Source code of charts
◇ ◇ ◇ ◇
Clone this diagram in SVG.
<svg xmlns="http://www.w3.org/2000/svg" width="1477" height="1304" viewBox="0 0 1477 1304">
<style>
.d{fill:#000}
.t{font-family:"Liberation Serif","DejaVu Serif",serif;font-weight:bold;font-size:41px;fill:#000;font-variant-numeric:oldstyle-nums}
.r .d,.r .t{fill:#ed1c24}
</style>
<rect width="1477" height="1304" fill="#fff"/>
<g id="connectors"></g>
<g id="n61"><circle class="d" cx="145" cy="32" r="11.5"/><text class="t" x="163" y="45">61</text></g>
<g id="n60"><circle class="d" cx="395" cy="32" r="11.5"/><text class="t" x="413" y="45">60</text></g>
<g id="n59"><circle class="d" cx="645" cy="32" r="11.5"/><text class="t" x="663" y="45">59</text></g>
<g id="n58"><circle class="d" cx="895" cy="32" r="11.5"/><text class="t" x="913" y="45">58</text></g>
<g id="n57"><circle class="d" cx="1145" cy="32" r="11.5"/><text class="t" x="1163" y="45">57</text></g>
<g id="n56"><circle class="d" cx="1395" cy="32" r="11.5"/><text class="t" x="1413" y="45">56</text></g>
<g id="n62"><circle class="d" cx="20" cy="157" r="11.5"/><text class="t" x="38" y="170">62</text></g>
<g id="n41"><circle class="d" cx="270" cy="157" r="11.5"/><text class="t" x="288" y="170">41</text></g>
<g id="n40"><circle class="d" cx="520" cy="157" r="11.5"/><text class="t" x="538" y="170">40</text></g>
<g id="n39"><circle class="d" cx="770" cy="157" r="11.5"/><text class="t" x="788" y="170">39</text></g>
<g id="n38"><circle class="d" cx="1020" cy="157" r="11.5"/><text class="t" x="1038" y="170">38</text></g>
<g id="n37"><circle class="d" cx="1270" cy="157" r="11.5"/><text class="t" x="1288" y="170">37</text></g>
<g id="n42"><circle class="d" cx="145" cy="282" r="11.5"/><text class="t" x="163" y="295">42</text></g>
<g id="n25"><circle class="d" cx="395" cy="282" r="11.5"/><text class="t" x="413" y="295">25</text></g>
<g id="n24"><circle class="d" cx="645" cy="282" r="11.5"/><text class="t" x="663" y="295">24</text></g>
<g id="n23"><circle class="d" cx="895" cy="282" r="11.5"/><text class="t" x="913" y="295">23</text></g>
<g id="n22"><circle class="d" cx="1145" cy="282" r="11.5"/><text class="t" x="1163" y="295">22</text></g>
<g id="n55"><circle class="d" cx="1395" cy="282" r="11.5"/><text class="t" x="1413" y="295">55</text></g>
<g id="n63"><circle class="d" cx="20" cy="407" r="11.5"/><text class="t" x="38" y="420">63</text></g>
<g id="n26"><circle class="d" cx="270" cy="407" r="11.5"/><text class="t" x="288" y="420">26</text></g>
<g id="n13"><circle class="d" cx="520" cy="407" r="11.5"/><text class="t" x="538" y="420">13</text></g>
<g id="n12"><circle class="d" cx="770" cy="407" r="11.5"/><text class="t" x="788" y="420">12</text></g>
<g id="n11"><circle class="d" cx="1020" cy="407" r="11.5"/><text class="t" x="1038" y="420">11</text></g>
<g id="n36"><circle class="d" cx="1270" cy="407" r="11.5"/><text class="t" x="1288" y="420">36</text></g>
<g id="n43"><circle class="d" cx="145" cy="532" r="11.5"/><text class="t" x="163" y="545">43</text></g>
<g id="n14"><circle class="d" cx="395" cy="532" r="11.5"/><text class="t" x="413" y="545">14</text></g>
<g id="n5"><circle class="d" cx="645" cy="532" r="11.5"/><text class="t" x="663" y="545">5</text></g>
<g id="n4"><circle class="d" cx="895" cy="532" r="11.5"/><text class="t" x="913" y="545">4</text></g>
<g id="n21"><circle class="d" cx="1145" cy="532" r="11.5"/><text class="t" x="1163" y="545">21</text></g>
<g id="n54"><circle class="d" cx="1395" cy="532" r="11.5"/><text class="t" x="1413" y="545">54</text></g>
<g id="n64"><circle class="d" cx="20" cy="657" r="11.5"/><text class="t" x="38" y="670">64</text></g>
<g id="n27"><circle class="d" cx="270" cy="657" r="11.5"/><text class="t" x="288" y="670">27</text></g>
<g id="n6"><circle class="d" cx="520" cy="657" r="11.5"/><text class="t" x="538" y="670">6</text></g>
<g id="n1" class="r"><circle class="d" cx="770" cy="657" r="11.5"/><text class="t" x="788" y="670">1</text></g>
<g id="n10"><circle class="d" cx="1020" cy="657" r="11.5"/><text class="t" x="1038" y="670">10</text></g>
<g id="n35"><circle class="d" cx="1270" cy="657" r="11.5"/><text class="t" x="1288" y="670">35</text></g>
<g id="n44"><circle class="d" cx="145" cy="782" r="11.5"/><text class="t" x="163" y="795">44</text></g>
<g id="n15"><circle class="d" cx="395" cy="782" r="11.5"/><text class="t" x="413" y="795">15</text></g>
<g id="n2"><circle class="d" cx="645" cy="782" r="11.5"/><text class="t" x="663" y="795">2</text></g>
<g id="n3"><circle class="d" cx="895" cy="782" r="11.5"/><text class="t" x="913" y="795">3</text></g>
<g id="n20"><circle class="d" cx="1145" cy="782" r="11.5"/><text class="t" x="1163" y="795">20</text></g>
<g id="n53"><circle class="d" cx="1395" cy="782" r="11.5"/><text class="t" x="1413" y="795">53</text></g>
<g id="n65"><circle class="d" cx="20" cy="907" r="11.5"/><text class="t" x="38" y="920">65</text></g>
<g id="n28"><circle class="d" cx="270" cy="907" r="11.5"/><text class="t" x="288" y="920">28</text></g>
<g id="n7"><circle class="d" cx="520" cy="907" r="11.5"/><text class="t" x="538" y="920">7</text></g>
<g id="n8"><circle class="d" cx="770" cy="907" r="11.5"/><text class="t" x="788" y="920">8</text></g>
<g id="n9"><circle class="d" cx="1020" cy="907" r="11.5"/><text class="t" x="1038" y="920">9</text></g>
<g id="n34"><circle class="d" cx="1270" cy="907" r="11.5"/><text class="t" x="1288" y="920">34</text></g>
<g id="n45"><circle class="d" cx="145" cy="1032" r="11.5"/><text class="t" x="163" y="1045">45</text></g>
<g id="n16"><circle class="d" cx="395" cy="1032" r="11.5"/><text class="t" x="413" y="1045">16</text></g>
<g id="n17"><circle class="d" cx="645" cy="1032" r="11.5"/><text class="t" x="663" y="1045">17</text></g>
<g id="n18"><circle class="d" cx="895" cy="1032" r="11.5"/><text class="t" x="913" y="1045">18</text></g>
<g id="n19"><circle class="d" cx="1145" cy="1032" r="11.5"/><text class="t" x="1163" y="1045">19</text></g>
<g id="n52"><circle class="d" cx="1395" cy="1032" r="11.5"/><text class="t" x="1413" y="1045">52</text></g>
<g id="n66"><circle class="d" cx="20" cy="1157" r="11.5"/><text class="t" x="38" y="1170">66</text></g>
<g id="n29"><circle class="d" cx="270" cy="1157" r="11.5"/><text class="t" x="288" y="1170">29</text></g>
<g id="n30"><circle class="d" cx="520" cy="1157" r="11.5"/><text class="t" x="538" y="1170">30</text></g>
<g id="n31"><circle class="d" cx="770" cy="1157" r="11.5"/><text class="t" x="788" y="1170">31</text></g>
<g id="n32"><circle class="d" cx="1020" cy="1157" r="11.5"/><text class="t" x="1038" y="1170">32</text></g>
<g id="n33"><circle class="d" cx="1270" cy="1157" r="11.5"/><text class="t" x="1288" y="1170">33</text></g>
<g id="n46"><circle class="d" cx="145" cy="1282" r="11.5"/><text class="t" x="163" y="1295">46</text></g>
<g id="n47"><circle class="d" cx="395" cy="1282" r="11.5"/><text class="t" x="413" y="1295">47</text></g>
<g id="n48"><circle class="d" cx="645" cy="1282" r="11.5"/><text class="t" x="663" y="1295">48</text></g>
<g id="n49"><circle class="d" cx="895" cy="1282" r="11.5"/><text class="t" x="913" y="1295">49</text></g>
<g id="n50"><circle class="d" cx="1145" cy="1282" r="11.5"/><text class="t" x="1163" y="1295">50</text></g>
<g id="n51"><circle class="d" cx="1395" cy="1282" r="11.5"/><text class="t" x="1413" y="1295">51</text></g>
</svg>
◇ ◇ ◇ ◇
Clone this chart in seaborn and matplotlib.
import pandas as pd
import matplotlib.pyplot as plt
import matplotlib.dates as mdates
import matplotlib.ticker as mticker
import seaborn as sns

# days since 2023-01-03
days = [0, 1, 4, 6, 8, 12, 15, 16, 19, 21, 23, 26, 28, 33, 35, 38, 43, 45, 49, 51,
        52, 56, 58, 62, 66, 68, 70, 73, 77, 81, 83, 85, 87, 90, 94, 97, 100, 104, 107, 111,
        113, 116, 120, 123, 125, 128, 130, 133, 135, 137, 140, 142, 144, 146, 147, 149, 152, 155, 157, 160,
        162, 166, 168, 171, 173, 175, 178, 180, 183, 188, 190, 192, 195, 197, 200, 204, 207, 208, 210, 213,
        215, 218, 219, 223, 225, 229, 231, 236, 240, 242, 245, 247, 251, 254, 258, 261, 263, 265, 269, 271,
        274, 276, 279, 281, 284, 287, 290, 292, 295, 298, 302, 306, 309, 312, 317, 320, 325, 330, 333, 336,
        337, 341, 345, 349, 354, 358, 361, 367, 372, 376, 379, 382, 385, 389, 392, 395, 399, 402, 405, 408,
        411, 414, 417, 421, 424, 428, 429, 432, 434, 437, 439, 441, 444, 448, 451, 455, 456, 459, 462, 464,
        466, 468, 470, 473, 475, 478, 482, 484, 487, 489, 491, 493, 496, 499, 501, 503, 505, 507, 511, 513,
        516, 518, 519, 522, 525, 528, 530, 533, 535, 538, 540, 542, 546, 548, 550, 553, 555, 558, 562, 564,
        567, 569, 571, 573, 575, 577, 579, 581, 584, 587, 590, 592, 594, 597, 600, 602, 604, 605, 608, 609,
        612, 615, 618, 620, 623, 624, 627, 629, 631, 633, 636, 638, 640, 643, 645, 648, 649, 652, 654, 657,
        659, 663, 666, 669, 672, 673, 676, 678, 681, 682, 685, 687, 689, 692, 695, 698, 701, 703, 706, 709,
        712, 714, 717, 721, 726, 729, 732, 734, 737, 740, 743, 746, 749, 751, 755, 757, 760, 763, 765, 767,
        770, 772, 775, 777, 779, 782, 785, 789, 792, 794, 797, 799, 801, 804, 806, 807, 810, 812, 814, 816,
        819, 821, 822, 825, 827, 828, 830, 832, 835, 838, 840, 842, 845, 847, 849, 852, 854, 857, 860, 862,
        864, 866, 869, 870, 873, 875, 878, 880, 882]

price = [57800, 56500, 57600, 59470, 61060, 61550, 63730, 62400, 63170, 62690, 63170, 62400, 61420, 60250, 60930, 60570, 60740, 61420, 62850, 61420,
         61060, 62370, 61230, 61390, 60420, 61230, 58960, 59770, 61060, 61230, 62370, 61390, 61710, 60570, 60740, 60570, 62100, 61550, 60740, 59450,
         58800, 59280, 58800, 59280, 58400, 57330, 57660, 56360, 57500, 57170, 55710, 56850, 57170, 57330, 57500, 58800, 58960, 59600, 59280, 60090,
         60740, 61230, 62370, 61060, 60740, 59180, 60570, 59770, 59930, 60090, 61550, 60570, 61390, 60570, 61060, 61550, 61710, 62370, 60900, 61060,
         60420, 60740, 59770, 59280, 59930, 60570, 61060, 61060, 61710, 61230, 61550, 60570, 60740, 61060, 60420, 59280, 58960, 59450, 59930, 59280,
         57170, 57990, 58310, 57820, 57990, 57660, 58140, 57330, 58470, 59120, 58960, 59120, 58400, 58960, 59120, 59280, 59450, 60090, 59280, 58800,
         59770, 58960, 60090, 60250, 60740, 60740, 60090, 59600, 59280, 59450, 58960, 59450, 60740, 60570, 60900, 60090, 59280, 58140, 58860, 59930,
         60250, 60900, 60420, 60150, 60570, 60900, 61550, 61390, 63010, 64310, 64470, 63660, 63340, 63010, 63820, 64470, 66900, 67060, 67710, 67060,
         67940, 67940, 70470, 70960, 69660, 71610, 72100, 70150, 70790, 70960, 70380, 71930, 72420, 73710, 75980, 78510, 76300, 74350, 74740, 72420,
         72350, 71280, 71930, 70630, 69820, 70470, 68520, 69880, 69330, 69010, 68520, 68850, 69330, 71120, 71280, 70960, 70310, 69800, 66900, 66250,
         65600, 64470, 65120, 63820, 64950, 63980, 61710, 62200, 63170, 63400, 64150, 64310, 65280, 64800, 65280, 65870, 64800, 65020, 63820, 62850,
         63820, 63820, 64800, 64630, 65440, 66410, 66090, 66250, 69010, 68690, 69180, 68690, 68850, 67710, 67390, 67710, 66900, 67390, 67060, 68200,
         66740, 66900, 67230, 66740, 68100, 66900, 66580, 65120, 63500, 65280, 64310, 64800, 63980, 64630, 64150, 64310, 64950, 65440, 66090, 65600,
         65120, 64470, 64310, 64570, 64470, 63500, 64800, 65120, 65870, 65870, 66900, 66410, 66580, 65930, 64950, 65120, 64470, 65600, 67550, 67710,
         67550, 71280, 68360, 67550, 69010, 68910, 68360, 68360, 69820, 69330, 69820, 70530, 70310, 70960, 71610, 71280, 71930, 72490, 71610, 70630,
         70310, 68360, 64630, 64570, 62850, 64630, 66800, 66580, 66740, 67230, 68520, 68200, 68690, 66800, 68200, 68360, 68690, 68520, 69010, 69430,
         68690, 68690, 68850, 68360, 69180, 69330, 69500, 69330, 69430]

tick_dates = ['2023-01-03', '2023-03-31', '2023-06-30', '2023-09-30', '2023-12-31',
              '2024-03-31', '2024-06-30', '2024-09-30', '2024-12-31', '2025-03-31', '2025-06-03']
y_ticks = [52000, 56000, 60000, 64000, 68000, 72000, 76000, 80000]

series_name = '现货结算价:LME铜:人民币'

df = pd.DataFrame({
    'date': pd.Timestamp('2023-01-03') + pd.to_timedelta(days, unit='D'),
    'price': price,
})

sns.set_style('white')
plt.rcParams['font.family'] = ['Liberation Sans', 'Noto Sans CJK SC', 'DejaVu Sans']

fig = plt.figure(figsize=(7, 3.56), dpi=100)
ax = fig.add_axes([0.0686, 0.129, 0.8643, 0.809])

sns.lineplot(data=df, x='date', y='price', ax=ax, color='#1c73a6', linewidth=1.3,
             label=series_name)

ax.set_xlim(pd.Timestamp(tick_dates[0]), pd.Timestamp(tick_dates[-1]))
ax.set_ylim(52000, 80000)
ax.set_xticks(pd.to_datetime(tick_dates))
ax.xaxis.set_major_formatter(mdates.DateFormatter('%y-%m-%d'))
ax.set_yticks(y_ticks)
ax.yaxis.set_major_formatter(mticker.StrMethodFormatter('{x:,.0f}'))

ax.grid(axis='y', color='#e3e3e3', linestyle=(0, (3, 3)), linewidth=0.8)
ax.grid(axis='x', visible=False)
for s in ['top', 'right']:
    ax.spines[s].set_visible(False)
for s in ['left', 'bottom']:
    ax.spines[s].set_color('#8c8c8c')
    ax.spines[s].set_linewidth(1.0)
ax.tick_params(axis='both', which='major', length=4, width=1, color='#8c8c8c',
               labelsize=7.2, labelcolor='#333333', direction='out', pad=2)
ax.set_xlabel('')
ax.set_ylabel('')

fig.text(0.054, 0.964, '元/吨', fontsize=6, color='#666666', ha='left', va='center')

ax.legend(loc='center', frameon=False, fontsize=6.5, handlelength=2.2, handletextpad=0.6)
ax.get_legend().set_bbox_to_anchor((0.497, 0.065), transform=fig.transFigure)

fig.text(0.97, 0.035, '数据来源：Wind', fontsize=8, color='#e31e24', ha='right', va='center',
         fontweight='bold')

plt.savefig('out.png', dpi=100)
◇ ◇ ◇ ◇
Go through the listing above and pull out each line containing the word "matplotlib".

## Answer to the exercise
Clone this chart in seaborn and matplotlib.
import matplotlib.pyplot as plt
import matplotlib.dates as mdates
import matplotlib.ticker as mticker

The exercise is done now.